Dataset extract:
* Begin *
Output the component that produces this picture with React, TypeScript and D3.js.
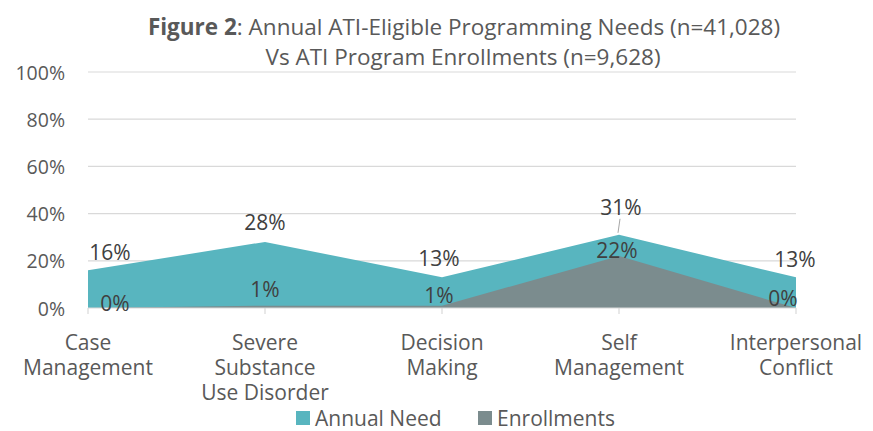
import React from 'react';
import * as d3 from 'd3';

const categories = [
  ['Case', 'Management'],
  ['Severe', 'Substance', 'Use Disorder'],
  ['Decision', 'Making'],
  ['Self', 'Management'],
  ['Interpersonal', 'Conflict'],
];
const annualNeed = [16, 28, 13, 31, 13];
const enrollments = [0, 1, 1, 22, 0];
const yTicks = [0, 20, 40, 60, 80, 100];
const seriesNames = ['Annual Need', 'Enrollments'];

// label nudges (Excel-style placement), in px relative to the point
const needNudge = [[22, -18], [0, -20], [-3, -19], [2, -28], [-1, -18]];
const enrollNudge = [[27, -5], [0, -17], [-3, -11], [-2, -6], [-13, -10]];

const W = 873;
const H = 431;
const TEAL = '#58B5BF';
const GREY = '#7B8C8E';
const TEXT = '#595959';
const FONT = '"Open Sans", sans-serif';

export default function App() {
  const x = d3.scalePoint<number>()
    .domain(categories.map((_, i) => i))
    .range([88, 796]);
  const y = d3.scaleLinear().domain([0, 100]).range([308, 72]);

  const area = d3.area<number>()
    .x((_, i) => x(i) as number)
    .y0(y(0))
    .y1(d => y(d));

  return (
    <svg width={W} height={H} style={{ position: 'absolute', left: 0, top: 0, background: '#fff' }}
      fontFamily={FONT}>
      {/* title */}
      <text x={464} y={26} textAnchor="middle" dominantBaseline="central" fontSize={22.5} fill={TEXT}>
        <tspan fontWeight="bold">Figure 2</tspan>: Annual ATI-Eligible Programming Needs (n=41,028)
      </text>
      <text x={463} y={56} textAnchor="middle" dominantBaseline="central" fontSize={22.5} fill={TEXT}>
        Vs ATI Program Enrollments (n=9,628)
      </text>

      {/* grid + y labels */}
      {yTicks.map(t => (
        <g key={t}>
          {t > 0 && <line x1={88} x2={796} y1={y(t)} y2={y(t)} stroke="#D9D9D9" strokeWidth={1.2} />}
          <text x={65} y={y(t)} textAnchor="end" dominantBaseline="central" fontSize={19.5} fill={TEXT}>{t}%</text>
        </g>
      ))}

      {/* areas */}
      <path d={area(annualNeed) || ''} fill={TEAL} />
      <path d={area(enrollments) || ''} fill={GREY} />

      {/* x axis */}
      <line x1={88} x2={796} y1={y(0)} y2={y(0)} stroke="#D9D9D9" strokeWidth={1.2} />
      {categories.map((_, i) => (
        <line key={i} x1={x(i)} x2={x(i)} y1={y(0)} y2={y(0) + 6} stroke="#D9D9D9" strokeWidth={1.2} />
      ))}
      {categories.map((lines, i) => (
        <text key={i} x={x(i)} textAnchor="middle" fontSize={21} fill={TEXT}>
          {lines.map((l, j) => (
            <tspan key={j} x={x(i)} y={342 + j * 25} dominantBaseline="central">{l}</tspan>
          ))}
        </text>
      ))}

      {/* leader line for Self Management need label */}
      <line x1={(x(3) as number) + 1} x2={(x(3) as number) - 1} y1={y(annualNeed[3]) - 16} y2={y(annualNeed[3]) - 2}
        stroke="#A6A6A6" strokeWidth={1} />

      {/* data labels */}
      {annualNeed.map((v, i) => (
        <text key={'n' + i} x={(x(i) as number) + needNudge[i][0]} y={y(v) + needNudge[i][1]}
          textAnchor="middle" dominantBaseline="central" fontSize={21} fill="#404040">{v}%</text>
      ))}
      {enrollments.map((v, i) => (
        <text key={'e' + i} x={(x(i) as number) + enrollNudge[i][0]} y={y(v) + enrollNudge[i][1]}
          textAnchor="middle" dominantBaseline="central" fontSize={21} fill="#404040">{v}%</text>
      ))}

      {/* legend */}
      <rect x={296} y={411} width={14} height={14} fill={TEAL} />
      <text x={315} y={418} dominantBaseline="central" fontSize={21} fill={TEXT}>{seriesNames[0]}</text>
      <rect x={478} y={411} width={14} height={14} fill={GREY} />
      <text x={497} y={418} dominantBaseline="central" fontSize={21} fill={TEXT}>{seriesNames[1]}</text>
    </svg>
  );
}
* End *
What to work on: The material above must be printed exactly, with its pictures left out.

Answer below:
Output the component that produces this picture with React, TypeScript and D3.js.
import React from 'react';
import * as d3 from 'd3';

const categories = [
  ['Case', 'Management'],
  ['Severe', 'Substance', 'Use Disorder'],
  ['Decision', 'Making'],
  ['Self', 'Management'],
  ['Interpersonal', 'Conflict'],
];
const annualNeed = [16, 28, 13, 31, 13];
const enrollments = [0, 1, 1, 22, 0];
const yTicks = [0, 20, 40, 60, 80, 100];
const seriesNames = ['Annual Need', 'Enrollments'];

// label nudges (Excel-style placement), in px relative to the point
const needNudge = [[22, -18], [0, -20], [-3, -19], [2, -28], [-1, -18]];
const enrollNudge = [[27, -5], [0, -17], [-3, -11], [-2, -6], [-13, -10]];

const W = 873;
const H = 431;
const TEAL = '#58B5BF';
const GREY = '#7B8C8E';
const TEXT = '#595959';
const FONT = '"Open Sans", sans-serif';

export default function App() {
  const x = d3.scalePoint<number>()
    .domain(categories.map((_, i) => i))
    .range([88, 796]);
  const y = d3.scaleLinear().domain([0, 100]).range([308, 72]);

  const area = d3.area<number>()
    .x((_, i) => x(i) as number)
    .y0(y(0))
    .y1(d => y(d));

  return (
    <svg width={W} height={H} style={{ position: 'absolute', left: 0, top: 0, background: '#fff' }}
      fontFamily={FONT}>
      {/* title */}
      <text x={464} y={26} textAnchor="middle" dominantBaseline="central" fontSize={22.5} fill={TEXT}>
        <tspan fontWeight="bold">Figure 2</tspan>: Annual ATI-Eligible Programming Needs (n=41,028)
      </text>
      <text x={463} y={56} textAnchor="middle" dominantBaseline="central" fontSize={22.5} fill={TEXT}>
        Vs ATI Program Enrollments (n=9,628)
      </text>

      {/* grid + y labels */}
      {yTicks.map(t => (
        <g key={t}>
          {t > 0 && <line x1={88} x2={796} y1={y(t)} y2={y(t)} stroke="#D9D9D9" strokeWidth={1.2} />}
          <text x={65} y={y(t)} textAnchor="end" dominantBaseline="central" fontSize={19.5} fill={TEXT}>{t}%</text>
        </g>
      ))}

      {/* areas */}
      <path d={area(annualNeed) || ''} fill={TEAL} />
      <path d={area(enrollments) || ''} fill={GREY} />

      {/* x axis */}
      <line x1={88} x2={796} y1={y(0)} y2={y(0)} stroke="#D9D9D9" strokeWidth={1.2} />
      {categories.map((_, i) => (
        <line key={i} x1={x(i)} x2={x(i)} y1={y(0)} y2={y(0) + 6} stroke="#D9D9D9" strokeWidth={1.2} />
      ))}
      {categories.map((lines, i) => (
        <text key={i} x={x(i)} textAnchor="middle" fontSize={21} fill={TEXT}>
          {lines.map((l, j) => (
            <tspan key={j} x={x(i)} y={342 + j * 25} dominantBaseline="central">{l}</tspan>
          ))}
        </text>
      ))}

      {/* leader line for Self Management need label */}
      <line x1={(x(3) as number) + 1} x2={(x(3) as number) - 1} y1={y(annualNeed[3]) - 16} y2={y(annualNeed[3]) - 2}
        stroke="#A6A6A6" strokeWidth={1} />

      {/* data labels */}
      {annualNeed.map((v, i) => (
        <text key={'n' + i} x={(x(i) as number) + needNudge[i][0]} y={y(v) + needNudge[i][1]}
          textAnchor="middle" dominantBaseline="central" fontSize={21} fill="#404040">{v}%</text>
      ))}
      {enrollments.map((v, i) => (
        <text key={'e' + i} x={(x(i) as number) + enrollNudge[i][0]} y={y(v) + enrollNudge[i][1]}
          textAnchor="middle" dominantBaseline="central" fontSize={21} fill="#404040">{v}%</text>
      ))}

      {/* legend */}
      <rect x={296} y={411} width={14} height={14} fill={TEAL} />
      <text x={315} y={418} dominantBaseline="central" fontSize={21} fill={TEXT}>{seriesNames[0]}</text>
      <rect x={478} y={411} width={14} height={14} fill={GREY} />
      <text x={497} y={418} dominantBaseline="central" fontSize={21} fill={TEXT}>{seriesNames[1]}</text>
    </svg>
  );
}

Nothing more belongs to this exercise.